Speaker
Description
To achieve carbon neutrality, the contribution of renewable energy to electricity generation is steadily increasing. However, renewable energy sources often experience significant output fluctuations due to varying weather conditions. Consequently, the demand for high-capacity energy storage systems is gradually rising to ensure grid stability. The Liquid Air Energy Storage (LAES) system liquefies air using surplus electricity for energy storage. When electricity is needed, the system pressurizes and vaporizes the liquid air to generate power through turbines. The energy storage using liquid air at ambient pressure is safe and eco-friendly. It also allows for the storage of large amounts of energy. In this study, a 10 ton/day air liquefaction system was developed as a pilot plant for liquid air energy storage.

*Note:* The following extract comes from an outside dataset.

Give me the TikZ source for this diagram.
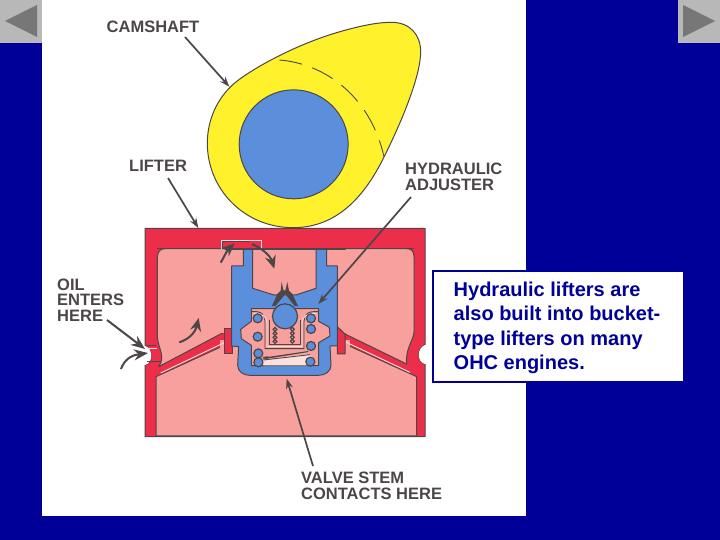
\documentclass[tikz,border=0pt]{standalone}
\usepackage{fontspec}
\setmainfont{Liberation Sans}
\usetikzlibrary{arrows.meta}
\definecolor{navybg}{HTML}{000099}
\definecolor{btn}{HTML}{B8B8B8}
\definecolor{btntri}{HTML}{777777}
\definecolor{ink}{HTML}{4C4646}
\definecolor{camy}{HTML}{FFF22C}
\definecolor{bluep}{HTML}{5B8FDC}
\definecolor{redp}{HTML}{EC2E4A}
\definecolor{salm}{HTML}{F7A09E}
\definecolor{pale}{HTML}{FCE0DC}
\tikzset{
 lab/.style={font=\bfseries\fontsize{16.5}{18}\selectfont,text=ink,inner sep=0pt,anchor=base west,align=left},
 lead/.style={draw=ink,line width=1.7pt,-{Stealth[length=10pt,width=7pt]}},
 bighead/.style={draw=ink,line width=2pt,-{Stealth[length=14pt,width=11pt]}},
 flow/.style={draw=ink,line width=2pt,-{Stealth[length=13pt,width=11pt]}},
 edge/.style={draw=ink,line width=1pt,line join=round},
 thin edge/.style={draw=ink,line width=.9pt},
 bead/.style={draw=ink,line width=1.2pt,fill=bluep},
}
\begin{document}
\begin{tikzpicture}[x=1pt,y=-1pt]
\useasboundingbox (0,0) rectangle (720,540);
\fill[navybg] (0,0) rectangle (720,540);
\fill[white] (42,0) rectangle (526,516);
% buttons
\fill[btn] (0,0) rectangle (42,43);
\fill[btntri] (5,21) -- (37,5) -- (37,37) -- cycle;
\fill[btn] (678,0) rectangle (720,43);
\fill[btntri] (683,5) -- (683,37) -- (715,21) -- cycle;
% camshaft
\begin{scope}[shift={(200,15)},x=0.33333pt,y=-0.33333pt]
\draw[edge,fill=camy] (22,385) .. controls (22,310) and (55,250) .. (95,212)
  .. controls (140,170) and (280,90) .. (420,50)
  .. controls (480,33) and (530,22) .. (575,22)
  .. controls (630,22) and (662,60) .. (662,110)
  .. controls (662,180) and (610,310) .. (550,430)
  .. controls (500,530) and (420,638) .. (280,638)
  .. controls (130,638) and (22,520) .. (22,385) -- cycle;
\draw[ink,line width=.9pt,dash pattern=on 23pt off 11pt] (238,135) .. controls (370,145) and (510,240) .. (552,425);
\node[circle,draw=ink,line width=1pt,fill=bluep,minimum size=109pt,inner sep=0pt] (basecircle) at (281,388) {};
\coordinate (tipcam) at (88,215);
\end{scope}
% lifter section, drawn in the coordinates of the 3x crop
\begin{scope}[shift={(130,220)},x=0.33333pt,y=-0.33333pt]
\draw[edge,fill=redp] (45,25) -- (885,25) -- (885,375) .. controls (860,385) and (860,425) .. (885,432) -- (885,650) -- (45,650) -- (45,435) .. controls (70,430) and (70,385) .. (45,378) -- cycle;
\fill[white] (45,378) .. controls (70,385) and (70,430) .. (45,435) -- (35,435) -- (35,378) -- cycle;
\fill[white] (885,375) .. controls (860,385) and (860,425) .. (885,432) -- (895,432) -- (895,375) -- cycle;
% salmon chambers
\draw[edge,fill=salm] (105,86) -- (830,86) .. controls (845,86) and (852,95) .. (852,110) -- (852,335) .. controls (852,360) and (825,385) .. (830,432) -- (645,342) -- (645,88) -- (285,88) -- (285,335) -- (86,440) .. controls (108,410) and (84,385) .. (82,350) -- (82,110) .. controls (84,95) and (90,86) .. (105,86) -- cycle;
\draw[edge,fill=salm] (78,470) -- (285,375) -- (285,402) -- (640,402) -- (645,372) -- (860,470) -- (860,648) -- (78,648) -- cycle;
\fill[salm] (270,89) rectangle (660,340);
\fill[salm] (270,360) rectangle (660,470);
\draw[edge] (82,86) -- (852,86);
\draw[pale,line width=.9pt] (92,459) -- (285,367);
\draw[pale,line width=.9pt] (645,365) -- (840,457);
% oil gallery in the wall
\draw[edge] (50,378) -- (78,378);
\draw[edge] (52,424) -- (92,424);
\draw[pale,line width=.8pt] (52,384) -- (82,384);
% pocket at the top
\draw[draw=pale,line width=.9pt] (275,86) -- (275,60) -- (395,60) -- (395,86);
\draw[edge] (278,86) -- (278,66) -- (360,66);
% tabs
\draw[edge,fill=redp] (282,325) -- (306,325) -- (306,402) -- (282,402) -- cycle;
\draw[edge,fill=redp] (622,320) -- (645,342) -- (645,402) -- (622,402) -- cycle;
% blue lifter body
\draw[edge,fill=bluep] (305,138) -- (340,138) -- (340,88) -- (368,88) -- (368,205) -- (432,225) -- (498,225) -- (558,205) -- (558,88) -- (590,88) -- (590,138) -- (622,138) -- (622,378) -- (600,378) -- (603,435) .. controls (603,455) and (585,466) .. (565,466) -- (360,466) .. controls (340,466) and (323,455) .. (323,435) -- (326,380) -- (305,378) -- cycle;
% cavity
\draw[edge,fill=salm] (364,266) -- (566,266) -- (566,304) -- (598,322) -- (600,348) -- (566,368) -- (566,437) -- (364,437) -- (364,376) -- (334,356) -- (332,328) -- (364,304) -- cycle;
\fill[pale] (400,418) -- (530,403) -- (545,408) -- (545,436) -- (400,436) -- cycle;
% inner sleeve
\draw[thin edge] (365,275) .. controls (395,272) and (405,285) .. (405,305) -- (405,386) -- (522,386) -- (522,305) .. controls (522,285) and (532,272) .. (565,275);
\draw[pale,line width=.9pt] (372,281) .. controls (395,278) and (411,290) .. (411,310) -- (411,380) -- (516,380) -- (516,310) .. controls (516,290) and (532,278) .. (558,281);
\draw[thin edge] (417,300) -- (417,374) -- (510,374) -- (510,300);
% springs
\foreach \nm/\px/\py in {a/383/295,b/383/350,c/385/400,d/385/427,e/543/295,f/543/327,g/543/378,h/541/425}
  \node[circle,bead,minimum size=9pt,inner sep=0pt] (spring\nm) at (\px,\py) {};
\foreach \py in {328,340,352,364} {
  \draw[ink,line width=1.2pt,fill=salm] (435,\py) circle (1.9pt);
  \draw[ink,line width=1.2pt,fill=salm] (487,\py) circle (1.9pt);
}
% check valve and ball
\fill[ink] (426,258) -- (442,222) -- (452,212) -- (455,186) -- (460,210) -- (466,212) -- (472,186) -- (477,212) -- (487,222) -- (504,258) -- (494,258) -- (466,222) -- (436,258) -- cycle;
\node[circle,draw=ink,line width=1.2pt,fill=bluep,minimum size=25pt,inner sep=0pt] (ball) at (465,289) {};
\fill[ink] (400,413) -- (535,393) -- (535,396) -- (400,418) -- cycle;
\draw[thin edge] (400,420) -- (540,404);
\draw[thin edge] (398,412) -- (415,410);
% oil flow arrows
\coordinate (fa) at (272,128); \coordinate (fb) at (314,70);
\draw[flow] (fa) .. controls (282,112) and (290,92) .. (fb);
\coordinate (fc) at (366,72); \coordinate (fd) at (433,146);
\draw[flow] (fc) .. controls (395,85) and (420,105) .. (fd);
\coordinate (fe) at (148,367); \coordinate (ff) at (206,294);
\draw[flow] (fe) .. controls (175,358) and (195,340) .. (ff);
% leader ends
\coordinate (tipadj) at (565,252);
\coordinate (tipoila) at (45,387);
\coordinate (tipoilb) at (54,399);
\coordinate (tipstem) at (470,476);
\coordinate (tiplift) at (205,24);
\end{scope}
% labels
\node[lab] (lcam) at (106.5,33) {CAMSHAFT};
\node[lab] (llift) at (129,172) {LIFTER};
\node[lab] (lhyd) at (405,175) {HYDRAULIC};
\node[lab] (ladj) at (405,191) {ADJUSTER};
\node[lab] (loil) at (57,290) {OIL};
\node[lab] (lent) at (57,305) {ENTERS};
\node[lab] (lher) at (57,321) {HERE};
\node[lab] (lval) at (301,483) {VALVE STEM};
\node[lab] (lcon) at (301,499) {CONTACTS HERE};
% leader starts
\coordinate (scam) at (185,37);
\coordinate (slift) at (168,178);
\coordinate (sadj) at (411,197);
\coordinate (soila) at (107,320);
\coordinate (soilb) at (121,369);
\coordinate (sstem) at (313,466);
\draw[lead] (scam) -- (tipcam);
\draw[lead] (slift) -- (tiplift);
\draw[lead] (sadj) -- (tipadj);
\draw[bighead] (soila) -- (tipoila);
\draw[bighead] (soilb) .. controls (125,358) and (133,355) .. (tipoilb);
\draw[lead] (sstem) -- (tipstem);
% text box
\node[draw=navybg,line width=2pt,fill=white,minimum width=251pt,minimum height=111pt,inner sep=0pt] (box) at (558,326) {};
\node[anchor=north west,inner sep=0pt,text=navybg,align=left,font=\bfseries\fontsize{20}{24.3}\selectfont] (boxtext) at (453.5,282) {Hydraulic lifters are\\also built into bucket-\\type lifters on many\\OHC engines.};
\end{tikzpicture}
\end{document}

The system consists of two compressors in series, an air pre-treatment system, an air cooler, a liquefaction cold box, and a liquid air storage tank. The air is pressurized and pre-treated by removing water and CO2, then liquefied in the cold box through a modified Kapitza cycle. To enhance the process, a cold nitrogen stream is introduced into the cold box to simulate the recycling of cold thermal energy recovered during the power generation process. The cold stream is divided into two branches to improve cycle efficiency. Experiments were performed under various conditions, including different mass flow rates, split flow ratios to cryogenic expanders, and flow rates to the cold stream branches. The experimental results are presented and discussed in detail in this study.